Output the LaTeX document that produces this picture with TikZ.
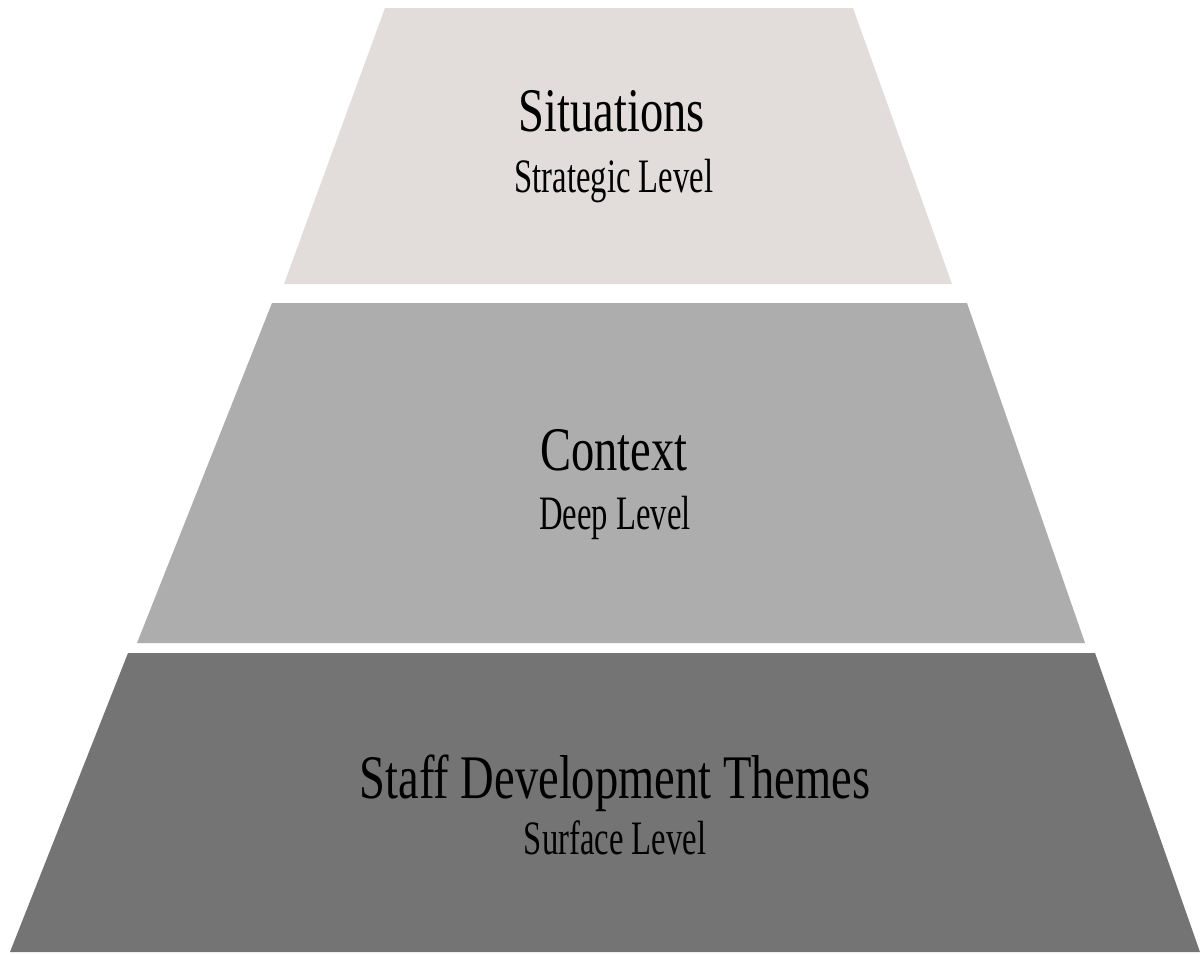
\documentclass[tikz,border=0pt]{standalone}
\usepackage{fontspec}
\setmainfont{Liberation Serif}
\definecolor{tierTop}{RGB}{226,220,219}
\definecolor{tierMid}{RGB}{173,173,173}
\definecolor{tierBot}{RGB}{116,116,116}
\begin{document}
\begin{tikzpicture}[x=0.5pt,y=0.5pt,yscale=-1,xscale=1,
  title/.style={anchor=base,inner sep=0pt,xscale=0.75,font=\fontsize{31}{36}\selectfont},
  sublabel/.style={anchor=base,inner sep=0pt,xscale=0.68,font=\fontsize{24}{28}\selectfont}]
\useasboundingbox (0,0) rectangle (1204,954); %set diagram to the size of the page

%Shape: Trapezoid [top tier]
\fill [tierTop]  (385,8) -- (853,8) -- (952,284) -- (284,284) -- cycle ;
%Shape: Trapezoid [middle tier]
\fill [tierMid]  (272,303) -- (967,303) -- (1085,643) -- (137,643) -- cycle ;
%Shape: Trapezoid [bottom tier]
\fill [tierBot]  (128,653) -- (1095,653) -- (1200,952) -- (10,952) -- cycle ;

% Text Node
\draw (612,131) node (situations) [title] {Situations};
% Text Node
\draw (614,192) node (strategic) [sublabel] {Strategic Level};
% Text Node
\draw (614,470) node (context) [title] {Context};
% Text Node
\draw (615,529) node (deep) [sublabel] {Deep Level};
% Text Node
\draw (615,798) node (themes) [title] {Staff Development Themes};
% Text Node
\draw (615,854) node (surface) [sublabel] {Surface Level};

\end{tikzpicture}
\end{document}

**BRIEF:** All of the material above should be reproduced exactly, except the pictures.

**RESULT:**
Output the LaTeX document that produces this picture with TikZ.
\documentclass[tikz,border=0pt]{standalone}
\usepackage{fontspec}
\setmainfont{Liberation Serif}
\definecolor{tierTop}{RGB}{226,220,219}
\definecolor{tierMid}{RGB}{173,173,173}
\definecolor{tierBot}{RGB}{116,116,116}
\begin{document}
\begin{tikzpicture}[x=0.5pt,y=0.5pt,yscale=-1,xscale=1,
  title/.style={anchor=base,inner sep=0pt,xscale=0.75,font=\fontsize{31}{36}\selectfont},
  sublabel/.style={anchor=base,inner sep=0pt,xscale=0.68,font=\fontsize{24}{28}\selectfont}]
\useasboundingbox (0,0) rectangle (1204,954); %set diagram to the size of the page

%Shape: Trapezoid [top tier]
\fill [tierTop]  (385,8) -- (853,8) -- (952,284) -- (284,284) -- cycle ;
%Shape: Trapezoid [middle tier]
\fill [tierMid]  (272,303) -- (967,303) -- (1085,643) -- (137,643) -- cycle ;
%Shape: Trapezoid [bottom tier]
\fill [tierBot]  (128,653) -- (1095,653) -- (1200,952) -- (10,952) -- cycle ;

% Text Node
\draw (612,131) node (situations) [title] {Situations};
% Text Node
\draw (614,192) node (strategic) [sublabel] {Strategic Level};
% Text Node
\draw (614,470) node (context) [title] {Context};
% Text Node
\draw (615,529) node (deep) [sublabel] {Deep Level};
% Text Node
\draw (615,798) node (themes) [title] {Staff Development Themes};
% Text Node
\draw (615,854) node (surface) [sublabel] {Surface Level};

\end{tikzpicture}
\end{document}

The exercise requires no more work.